I actually read on one board where this one guy who had done a rather large survey, said that he was pretty sure it was a certain body type, with a certain amount of hair and a certain sex drive that come down with PVPS…I think his study is as valid as the urologists that i’ve spoken too. I’ll send this now because I always type too much. Thanks for the discussion.
I hope my question is clear…
My question is this, was the procedure correctly done, but your outcome was bad?
Or did the doctor perform the surgery incorrectly resulting in the bad outcome?
#1 is an “acceptable” risk, #2 is due to an incompetent surgeon which is not acceptable.
I don’t know if you could answer this, but what went wrong? Did he use a sonogram to guide procedure? In other words did he do too much cutting in the area to cause the damage?
What is used to do cutting? A laser? Or a surgical knife?

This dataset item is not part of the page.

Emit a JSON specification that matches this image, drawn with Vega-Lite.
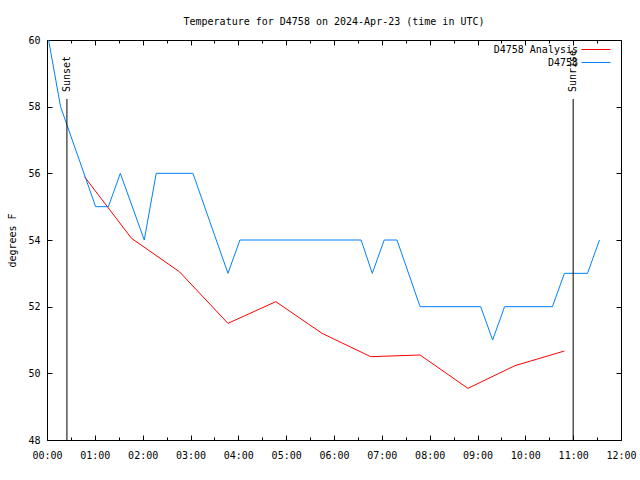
{
  "$schema": "https://vega.github.io/schema/vega-lite/v6.json",
  "width": 574,
  "height": 400,
  "autosize": {"type": "none"},
  "padding": {"left": 47, "top": 40, "right": 19, "bottom": 40},
  "background": "white",
  "title": {
    "text": "Temperature for D4758 on 2024-Apr-23 (time in UTC)",
    "font": "DejaVu Sans Mono",
    "fontSize": 10,
    "fontWeight": "normal",
    "color": "black",
    "baseline": "alphabetic",
    "offset": 0,
    "anchor": "middle"
  },
  "config": {
    "view": {"stroke": "black", "strokeWidth": 1},
    "font": "DejaVu Sans Mono",
    "axis": {
      "domain": false,
      "grid": false,
      "tickColor": "black",
      "tickWidth": 1,
      "labelColor": "black",
      "labelFont": "DejaVu Sans Mono",
      "labelFontSize": 10,
      "labelFlush": false,
      "labelOverlap": false,
      "titleFont": "DejaVu Sans Mono",
      "titleFontSize": 10,
      "titleFontWeight": "normal",
      "titleColor": "black"
    }
  },
  "layer": [
    {
      "data": {
        "values": [
          {"series": "D4758 Analysis", "time": "2024-04-23T00:47:00Z", "temp": 55.9},
          {"series": "D4758 Analysis", "time": "2024-04-23T01:46:00Z", "temp": 54.05},
          {"series": "D4758 Analysis", "time": "2024-04-23T02:46:00Z", "temp": 53.05},
          {"series": "D4758 Analysis", "time": "2024-04-23T03:47:00Z", "temp": 51.5},
          {"series": "D4758 Analysis", "time": "2024-04-23T04:47:00Z", "temp": 52.15},
          {"series": "D4758 Analysis", "time": "2024-04-23T05:45:00Z", "temp": 51.2},
          {"series": "D4758 Analysis", "time": "2024-04-23T06:46:00Z", "temp": 50.5},
          {"series": "D4758 Analysis", "time": "2024-04-23T07:48:00Z", "temp": 50.55},
          {"series": "D4758 Analysis", "time": "2024-04-23T08:48:00Z", "temp": 49.55},
          {"series": "D4758 Analysis", "time": "2024-04-23T09:47:00Z", "temp": 50.23},
          {"series": "D4758 Analysis", "time": "2024-04-23T10:49:00Z", "temp": 50.67},
          {"series": "D4758", "time": "2024-04-23T00:02:00Z", "temp": 60},
          {"series": "D4758", "time": "2024-04-23T00:17:00Z", "temp": 58},
          {"series": "D4758", "time": "2024-04-23T01:01:00Z", "temp": 55},
          {"series": "D4758", "time": "2024-04-23T01:17:00Z", "temp": 55},
          {"series": "D4758", "time": "2024-04-23T01:32:00Z", "temp": 56},
          {"series": "D4758", "time": "2024-04-23T02:02:00Z", "temp": 54},
          {"series": "D4758", "time": "2024-04-23T02:17:00Z", "temp": 56},
          {"series": "D4758", "time": "2024-04-23T03:03:00Z", "temp": 56},
          {"series": "D4758", "time": "2024-04-23T03:47:00Z", "temp": 53},
          {"series": "D4758", "time": "2024-04-23T04:02:00Z", "temp": 54},
          {"series": "D4758", "time": "2024-04-23T06:34:00Z", "temp": 54},
          {"series": "D4758", "time": "2024-04-23T06:48:00Z", "temp": 53},
          {"series": "D4758", "time": "2024-04-23T07:03:00Z", "temp": 54},
          {"series": "D4758", "time": "2024-04-23T07:19:00Z", "temp": 54},
          {"series": "D4758", "time": "2024-04-23T07:48:00Z", "temp": 52},
          {"series": "D4758", "time": "2024-04-23T09:04:00Z", "temp": 52},
          {"series": "D4758", "time": "2024-04-23T09:19:00Z", "temp": 51},
          {"series": "D4758", "time": "2024-04-23T09:34:00Z", "temp": 52},
          {"series": "D4758", "time": "2024-04-23T10:34:00Z", "temp": 52},
          {"series": "D4758", "time": "2024-04-23T10:49:00Z", "temp": 53},
          {"series": "D4758", "time": "2024-04-23T11:18:00Z", "temp": 53},
          {"series": "D4758", "time": "2024-04-23T11:33:00Z", "temp": 54}
        ]
      },
      "mark": {"type": "line", "strokeWidth": 1, "interpolate": "linear"},
      "encoding": {
        "x": {
          "field": "time",
          "type": "temporal",
          "scale": {
            "type": "utc",
            "domain": [
              {"year": 2024, "month": 4, "date": 23, "hours": 0, "utc": true},
              {"year": 2024, "month": 4, "date": 23, "hours": 12, "utc": true}
            ]
          },
          "axis": {
            "orient": "bottom",
            "title": null,
            "format": "%H:%M",
            "values": [
              {"year": 2024, "month": 4, "date": 23, "hours": 0, "minutes": 0, "utc": true},
              {"year": 2024, "month": 4, "date": 23, "hours": 0, "minutes": 30, "utc": true},
              {"year": 2024, "month": 4, "date": 23, "hours": 1, "minutes": 0, "utc": true},
              {"year": 2024, "month": 4, "date": 23, "hours": 1, "minutes": 30, "utc": true},
              {"year": 2024, "month": 4, "date": 23, "hours": 2, "minutes": 0, "utc": true},
              {"year": 2024, "month": 4, "date": 23, "hours": 2, "minutes": 30, "utc": true},
              {"year": 2024, "month": 4, "date": 23, "hours": 3, "minutes": 0, "utc": true},
              {"year": 2024, "month": 4, "date": 23, "hours": 3, "minutes": 30, "utc": true},
              {"year": 2024, "month": 4, "date": 23, "hours": 4, "minutes": 0, "utc": true},
              {"year": 2024, "month": 4, "date": 23, "hours": 4, "minutes": 30, "utc": true},
              {"year": 2024, "month": 4, "date": 23, "hours": 5, "minutes": 0, "utc": true},
              {"year": 2024, "month": 4, "date": 23, "hours": 5, "minutes": 30, "utc": true},
              {"year": 2024, "month": 4, "date": 23, "hours": 6, "minutes": 0, "utc": true},
              {"year": 2024, "month": 4, "date": 23, "hours": 6, "minutes": 30, "utc": true},
              {"year": 2024, "month": 4, "date": 23, "hours": 7, "minutes": 0, "utc": true},
              {"year": 2024, "month": 4, "date": 23, "hours": 7, "minutes": 30, "utc": true},
              {"year": 2024, "month": 4, "date": 23, "hours": 8, "minutes": 0, "utc": true},
              {"year": 2024, "month": 4, "date": 23, "hours": 8, "minutes": 30, "utc": true},
              {"year": 2024, "month": 4, "date": 23, "hours": 9, "minutes": 0, "utc": true},
              {"year": 2024, "month": 4, "date": 23, "hours": 9, "minutes": 30, "utc": true},
              {"year": 2024, "month": 4, "date": 23, "hours": 10, "minutes": 0, "utc": true},
              {"year": 2024, "month": 4, "date": 23, "hours": 10, "minutes": 30, "utc": true},
              {"year": 2024, "month": 4, "date": 23, "hours": 11, "minutes": 0, "utc": true},
              {"year": 2024, "month": 4, "date": 23, "hours": 11, "minutes": 30, "utc": true},
              {"year": 2024, "month": 4, "date": 23, "hours": 12, "minutes": 0, "utc": true}
            ],
            "labelExpr": "utcminutes(datum.value) == 30 ? '' : datum.label",
            "tickSize": {"condition": {"test": "utcminutes(datum.value) == 30", "value": -3}, "value": -5},
            "labelPadding": 15
          }
        },
        "y": {
          "field": "temp",
          "type": "quantitative",
          "scale": {"domain": [48, 60], "nice": false, "zero": false},
          "axis": {
            "orient": "left",
            "title": "degrees F",
            "values": [48, 50, 52, 54, 56, 58, 60],
            "tickSize": -5,
            "labelPadding": 12,
            "titleAngle": -90,
            "titleX": -35,
            "titleY": 200,
            "titleAlign": "center",
            "titleBaseline": "middle"
          }
        },
        "color": {
          "field": "series",
          "type": "nominal",
          "scale": {"domain": ["D4758 Analysis", "D4758"], "range": ["#ff0000", "#0080ff"]},
          "legend": {
            "title": null,
            "orient": "none",
            "legendX": 541.5,
            "legendY": 2,
            "symbolType": "M-2.07,0H2.07",
            "symbolSize": 196,
            "symbolStrokeWidth": 1,
            "symbolFillColor": "transparent",
            "labelAlign": "right",
            "labelOffset": -25.5,
            "labelFont": "DejaVu Sans Mono",
            "labelFontSize": 10,
            "labelColor": "black",
            "rowPadding": 0,
            "padding": 0
          }
        }
      }
    },
    {
      "data": {
        "values": [
          {"event": "Sunset", "time": "2024-04-23T00:25:00Z"},
          {"event": "Sunrise", "time": "2024-04-23T11:00:00Z"}
        ]
      },
      "mark": {"type": "rule", "color": "black", "strokeWidth": 1},
      "encoding": {
        "x": {
          "field": "time",
          "type": "temporal",
          "scale": {"type": "utc"},
          "axis": {
            "orient": "top",
            "title": null,
            "labels": false,
            "values": [
              {"year": 2024, "month": 4, "date": 23, "hours": 0, "minutes": 0, "utc": true},
              {"year": 2024, "month": 4, "date": 23, "hours": 0, "minutes": 30, "utc": true},
              {"year": 2024, "month": 4, "date": 23, "hours": 1, "minutes": 0, "utc": true},
              {"year": 2024, "month": 4, "date": 23, "hours": 1, "minutes": 30, "utc": true},
              {"year": 2024, "month": 4, "date": 23, "hours": 2, "minutes": 0, "utc": true},
              {"year": 2024, "month": 4, "date": 23, "hours": 2, "minutes": 30, "utc": true},
              {"year": 2024, "month": 4, "date": 23, "hours": 3, "minutes": 0, "utc": true},
              {"year": 2024, "month": 4, "date": 23, "hours": 3, "minutes": 30, "utc": true},
              {"year": 2024, "month": 4, "date": 23, "hours": 4, "minutes": 0, "utc": true},
              {"year": 2024, "month": 4, "date": 23, "hours": 4, "minutes": 30, "utc": true},
              {"year": 2024, "month": 4, "date": 23, "hours": 5, "minutes": 0, "utc": true},
              {"year": 2024, "month": 4, "date": 23, "hours": 5, "minutes": 30, "utc": true},
              {"year": 2024, "month": 4, "date": 23, "hours": 6, "minutes": 0, "utc": true},
              {"year": 2024, "month": 4, "date": 23, "hours": 6, "minutes": 30, "utc": true},
              {"year": 2024, "month": 4, "date": 23, "hours": 7, "minutes": 0, "utc": true},
              {"year": 2024, "month": 4, "date": 23, "hours": 7, "minutes": 30, "utc": true},
              {"year": 2024, "month": 4, "date": 23, "hours": 8, "minutes": 0, "utc": true},
              {"year": 2024, "month": 4, "date": 23, "hours": 8, "minutes": 30, "utc": true},
              {"year": 2024, "month": 4, "date": 23, "hours": 9, "minutes": 0, "utc": true},
              {"year": 2024, "month": 4, "date": 23, "hours": 9, "minutes": 30, "utc": true},
              {"year": 2024, "month": 4, "date": 23, "hours": 10, "minutes": 0, "utc": true},
              {"year": 2024, "month": 4, "date": 23, "hours": 10, "minutes": 30, "utc": true},
              {"year": 2024, "month": 4, "date": 23, "hours": 11, "minutes": 0, "utc": true},
              {"year": 2024, "month": 4, "date": 23, "hours": 11, "minutes": 30, "utc": true},
              {"year": 2024, "month": 4, "date": 23, "hours": 12, "minutes": 0, "utc": true}
            ],
            "tickSize": {"condition": {"test": "utcminutes(datum.value) == 30", "value": -3}, "value": -5}
          }
        },
        "y": {
          "datum": 48,
          "type": "quantitative",
          "axis": {
            "orient": "right",
            "title": null,
            "labels": false,
            "values": [48, 50, 52, 54, 56, 58, 60],
            "tickSize": -5
          }
        },
        "y2": {"datum": 58.23}
      }
    },
    {
      "data": {
        "values": [
          {"event": "Sunset", "time": "2024-04-23T00:25:00Z"},
          {"event": "Sunrise", "time": "2024-04-23T11:00:00Z"}
        ]
      },
      "mark": {
        "type": "text",
        "angle": 270,
        "align": "left",
        "baseline": "middle",
        "font": "DejaVu Sans Mono",
        "fontSize": 10,
        "color": "black"
      },
      "encoding": {
        "x": {"field": "time", "type": "temporal", "scale": {"type": "utc"}, "axis": null},
        "y": {"datum": 58.44, "type": "quantitative", "axis": null},
        "text": {"field": "event"}
      }
    }
  ],
  "resolve": {"axis": {"x": "independent", "y": "independent"}}
}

@SirPaulMuaddib…i wish i knew if the operation was done correctly. My surgeon never checked if there were sperm present after the operation. He didn’t even ask me if i wanted it done. And he took “no” pictures of the proceedure. He seemed like he was tired out from working too hard (it was a 4+ hour surgery). When I called him for the 3rd time weeks later after surgery (to let him know that i wasn’t doing very well) he told me that he had another guy that had the same surgery and he was fine. He also said that perhaps I am just overly sensitive…so no, i doubt wether the surgery was done correctly. He seems like he skipped a lot that other doctors do… And he made me worse off than i was before i went in for the reversal and he insulted my self esteeme by infering that i was a chronic complainer. Does this answer your question? Oh yea and He used a knife and he had bragged that his microscope was soo good that he didn’t need anything else! This was earlier when i had asked him if he used a daVinci system or not.